Trial counsel also responded to the following question by the prosecutor:

“Q. Would you be able to say that anything was to be gained by letting the jury go back in the retirement room and deliberate?
“A. Since the Clerk had not recorded the verdict and the Judge had not accepted any verdict at that time I didn’t want to give the jury another opportunity to go out and come back with first degree murder. I wanted the jury since they had the opportunity to review the entire verdict, the Clerk hadn’t recorded the verdict, it hadn’t been made part of the record, he was either going to have the verdict come in at third degree or have the jury go back and consider it. My only consideration was that I didn’t want to send the jury back and do anything more damaging to us. Whether this was correct or in error in hindsight I can’t say.”

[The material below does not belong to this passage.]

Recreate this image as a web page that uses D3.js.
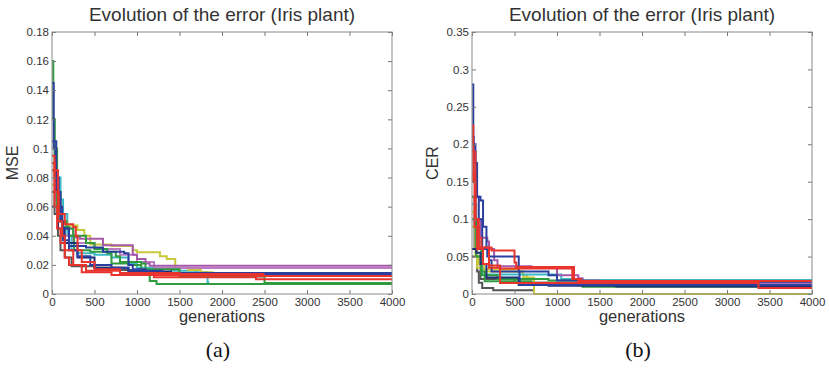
<!DOCTYPE html>
<html>
<head>
<meta charset="utf-8">
<script src="https://cdn.jsdelivr.net/npm/d3@7"></script>
<style>
  body { margin: 0; background: #fff; }
  svg { display: block; }
</style>
</head>
<body>
<svg id="chart" width="829" height="372"></svg>
<script>
// tick values
const generationTicks = [0, 500, 1000, 1500, 2000, 2500, 3000, 3500, 4000];
const mseTicks = [0, 0.02, 0.04, 0.06, 0.08, 0.1, 0.12, 0.14, 0.16, 0.18];
const cerTicks = [0, 0.05, 0.1, 0.15, 0.2, 0.25, 0.3, 0.35];

// (a) MSE runs, [generation, error] step points
const mseGray = [[0,0.07],[30,0.055],[70,0.04],[100,0.03],[150,0.025],[230,0.019],[500,0.018],[800,0.0165],[1200,0.014],[1500,0.012],[2500,0.012]];
const mseCyan = [[0,0.085],[50,0.08],[100,0.065],[130,0.055],[180,0.04],[230,0.03],[300,0.028],[500,0.027],[700,0.025],[900,0.021],[1000,0.018],[1400,0.016],[1700,0.015],[1830,0.008],[1850,0.008]];
const mseYellow = [[0,0.075],[60,0.055],[100,0.05],[180,0.047],[300,0.044],[380,0.04],[450,0.034],[700,0.033],[950,0.03],[1000,0.0287],[1270,0.026],[1350,0.024],[1450,0.018],[1600,0.0165],[1750,0.015],[1900,0.015]];
const mseMagenta = [[0,0.09],[40,0.065],[100,0.05],[170,0.045],[250,0.039],[330,0.038],[600,0.0335],[950,0.027],[1000,0.024],[1100,0.021],[1150,0.0194],[4000,0.0194]];
const mseMagenta2 = [[0,0.06],[60,0.05],[120,0.04],[250,0.035],[500,0.031],[800,0.027],[1000,0.022],[1200,0.0178],[4000,0.0178]];
const mseGreen1 = [[0,0.16],[15,0.12],[30,0.1],[60,0.07],[100,0.05],[170,0.045],[250,0.04],[400,0.035],[500,0.031],[650,0.029],[750,0.026],[800,0.022],[1050,0.021],[1100,0.013],[1150,0.009],[1230,0.0068],[4000,0.0068]];
const mseGreen2 = [[0,0.12],[30,0.08],[60,0.055],[120,0.046],[200,0.04],[260,0.03],[450,0.029],[650,0.028],[700,0.021],[900,0.02],[1050,0.017],[1500,0.0125],[2500,0.0075],[4000,0.0075]];
const mseBlue1 = [[0,0.145],[20,0.1],[40,0.08],[80,0.06],[120,0.045],[200,0.033],[400,0.032],[600,0.029],[850,0.028],[900,0.02],[950,0.017],[1100,0.0145],[4000,0.0145]];
const mseBlue2 = [[0,0.105],[50,0.07],[100,0.05],[130,0.037],[200,0.03],[300,0.026],[450,0.02],[700,0.018],[900,0.016],[1300,0.0135],[4000,0.0135]];
const mseBlue3 = [[0,0.06],[70,0.045],[150,0.035],[300,0.025],[500,0.018],[900,0.0155],[1400,0.013],[2500,0.013]];
const mseRed1 = [[0,0.095],[30,0.07],[80,0.055],[150,0.048],[250,0.046],[280,0.04],[300,0.03],[350,0.022],[500,0.017],[800,0.014],[1200,0.013],[2400,0.0124],[4000,0.0124]];
const mseRed2 = [[0,0.09],[30,0.06],[60,0.045],[100,0.035],[150,0.025],[200,0.02],[350,0.015],[700,0.013],[1200,0.0115],[2400,0.0101],[4000,0.0101]];
const mseRed3 = [[0,0.085],[70,0.05],[120,0.04],[150,0.03],[250,0.02],[400,0.016],[800,0.0145],[1500,0.0138],[2500,0.0138]];

// (b) CER runs
const cerGray1 = [[0,0.13],[30,0.06],[60,0.03],[80,0.015],[120,0.008],[250,0.005],[730,0.005]];
const cerGray2 = [[0,0.05],[100,0.02],[500,0.015],[1000,0.0125],[4000,0.0125]];
const cerCyan = [[0,0.12],[50,0.07],[110,0.045],[120,0.026],[1050,0.02],[1300,0.0187],[4000,0.0187]];
const cerYellow = [[0,0.11],[40,0.05],[80,0.04],[140,0.033],[550,0.03],[600,0.022],[730,0],[4000,0]];
const cerYellow2 = [[0,0.09],[60,0.035],[130,0.03],[600,0.025],[650,0.02],[700,0.02]];
const cerMagenta = [[0,0.15],[40,0.1],[100,0.075],[180,0.07],[200,0.06],[260,0.045],[300,0.037],[700,0.036],[1000,0.025],[1250,0.021],[1300,0.018],[1500,0.015],[4000,0.015]];
const cerGreen1 = [[0,0.13],[40,0.09],[80,0.06],[110,0.025],[300,0.02],[900,0.018],[1300,0.0098],[4000,0.0098]];
const cerGreen2 = [[0,0.1],[50,0.05],[110,0.03],[150,0.017],[700,0.015],[1300,0.011],[4000,0.011]];
const cerBlue1 = [[0,0.28],[15,0.2],[40,0.13],[80,0.1],[120,0.06],[180,0.05],[550,0.03],[560,0.012],[1700,0.012],[4000,0.012]];
const cerBlue2 = [[0,0.21],[20,0.19],[40,0.175],[60,0.13],[100,0.125],[130,0.09],[170,0.06],[200,0.045],[230,0.03],[900,0.025],[1000,0.018],[1300,0.0165],[4000,0.0165]];
const cerNavy = [[0,0.06],[50,0.055],[100,0.04],[170,0.022],[550,0.012],[900,0.011],[1700,0.01],[4000,0.01]];
const cerRedA = [[0,0.225],[15,0.15],[40,0.1],[70,0.075],[110,0.062],[230,0.058],[500,0.042],[520,0.036],[1200,0.02],[1280,0.017],[3000,0.017]];
const cerRedB = [[0,0.16],[30,0.09],[60,0.06],[130,0.04],[200,0.035],[330,0.0147],[3370,0.008],[4000,0.008]];
const cerRedC = [[0,0.19],[40,0.1],[80,0.062],[200,0.038],[330,0.034],[1180,0.02],[1250,0.0175],[4000,0.0175]];

const C = {
  gray: '#555555', cyan: '#3cb9c6', yellow: '#c8c83a', magenta: '#a559ab',
  pink: '#c07ac4', green: '#2f9a3e', blue: '#2b3f9e', navy: '#1f2f7a', red: '#e8342c'
};

const panels = [
  {
    left: 52, right: 392, label: 'MSE', tag: '(a)', yMax: 0.18, yTicks: mseTicks,
    runs: [
      [mseGray, C.gray], [mseCyan, C.cyan], [mseYellow, C.yellow], [mseMagenta2, C.pink],
      [mseMagenta, C.magenta], [mseGreen2, C.green], [mseGreen1, C.green], [mseBlue3, C.navy],
      [mseBlue1, C.blue], [mseBlue2, C.blue], [mseRed3, C.red], [mseRed1, C.red], [mseRed2, C.red]
    ]
  },
  {
    left: 472, right: 812, label: 'CER', tag: '(b)', yMax: 0.35, yTicks: cerTicks,
    runs: [
      [cerGray1, C.gray], [cerGray2, C.gray], [cerYellow2, C.yellow], [cerYellow, C.yellow],
      [cerCyan, C.cyan], [cerGreen2, C.green], [cerGreen1, C.green], [cerMagenta, C.magenta],
      [cerNavy, C.navy], [cerBlue1, C.blue], [cerBlue2, C.blue], [cerRedC, C.red], [cerRedA, C.red], [cerRedB, C.red]
    ]
  }
];

const plotTop = 32, plotBottom = 294;
const svg = d3.select('#chart');
const fmt = d3.format('~g');

panels.forEach(p => {
  const x = d3.scaleLinear().domain([0, 4000]).range([p.left, p.right]);
  const y = d3.scaleLinear().domain([0, p.yMax]).range([plotBottom, plotTop]);
  const g = svg.append('g');

  const line = d3.line()
    .x(d => x(d[0]))
    .y(d => y(d[1]))
    .curve(d3.curveStepAfter);

  g.append('g')
    .selectAll('path')
    .data(p.runs)
    .enter().append('path')
    .attr('d', d => line(d[0]))
    .attr('fill', 'none')
    .attr('stroke', d => d[1])
    .attr('stroke-width', 2)
    .attr('stroke-linejoin', 'miter');

  // axes, ticks point inward like matlab
  const styleAxis = sel => {
    sel.select('.domain').remove();
    sel.selectAll('line').attr('stroke', '#777');
    sel.selectAll('text').attr('fill', '#333')
      .style('font-family', '"Liberation Sans", Arial, sans-serif').style('font-size', '11.5px');
  };
  g.append('g').attr('transform', `translate(0,${plotBottom})`)
    .call(d3.axisBottom(x).tickValues(generationTicks).tickFormat(fmt).tickSizeInner(-4).tickSizeOuter(0).tickPadding(4))
    .call(styleAxis);
  g.append('g').attr('transform', `translate(0,${plotTop})`)
    .call(d3.axisTop(x).tickValues(generationTicks).tickFormat('').tickSizeInner(-4).tickSizeOuter(0))
    .call(styleAxis);
  g.append('g').attr('transform', `translate(${p.left},0)`)
    .call(d3.axisLeft(y).tickValues(p.yTicks).tickFormat(fmt).tickSizeInner(-4).tickSizeOuter(0).tickPadding(3))
    .call(styleAxis);
  g.append('g').attr('transform', `translate(${p.right},0)`)
    .call(d3.axisRight(y).tickValues(p.yTicks).tickFormat('').tickSizeInner(-4).tickSizeOuter(0))
    .call(styleAxis);

  g.append('rect')
    .attr('x', p.left).attr('y', plotTop)
    .attr('width', p.right - p.left).attr('height', plotBottom - plotTop)
    .attr('fill', 'none').attr('stroke', '#8a8a8a').attr('stroke-width', 1);

  const cx = (p.left + p.right) / 2;
  g.append('text')
    .attr('x', cx).attr('y', 21)
    .attr('text-anchor', 'middle')
    .style('font-family', '"Liberation Sans", Arial, sans-serif')
    .style('font-size', '19px').attr('fill', '#333')
    .text('Evolution of the error (Iris plant)');

  g.append('text')
    .attr('x', cx).attr('y', 322)
    .attr('text-anchor', 'middle')
    .style('font-family', '"Liberation Sans", Arial, sans-serif')
    .style('font-size', '16.5px').attr('fill', '#333')
    .text('generations');

  g.append('text')
    .attr('transform', `translate(${p.left - 34},163) rotate(-90)`)
    .attr('text-anchor', 'middle')
    .style('font-family', '"Liberation Sans", Arial, sans-serif')
    .style('font-size', '16px').attr('fill', '#333')
    .text(p.label);

  g.append('text')
    .attr('x', cx - 4).attr('y', 357)
    .attr('text-anchor', 'middle')
    .style('font-family', '"Liberation Serif", "Times New Roman", serif')
    .style('font-size', '22px').attr('fill', '#111')
    .text(p.tag);
});
</script>
</body>
</html>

Trial counsel was correct in his assertion that an unrecorded jury verdict, though announced, is of no force and is *428alterable or amendable. Commonwealth v. Johnson, 359 Pa. 287, 59 A.2d 128 (1948); Commonwealth v. Dzvonick, 450 Pa. 98, 297 A.2d 912 (1972). Thus, had counsel objected, the Court could have ordered the jury to redeliberate on all possible counts of homicide. Although counsel could have asked that the jury be ordered to redeliberate on only murder of the third degree and voluntary manslaughter, the following passage is particularly instructive.

“The test is not whether other alternatives were more reasonable, employing a hindsight evaluation of the record. Although weigh the alternatives we must, the balance tips in favor of a finding of effective assistance as soon as it is determined that trial counsel’s decisions had any reasonable basis.” Commonwealth ex rel. Washington v. Maroney, 427 Pa. 599, 604-05, 235 A.2d 349 (1967) (Emphasis in original) (Footnote omitted).

Since trial counsel had a reasonable basis for not objecting, appellant was not denied the effective assistance of counsel.

Order affirmed.

NIX, J., concurs in the result. ROBERTS, J., files a dissenting opinion.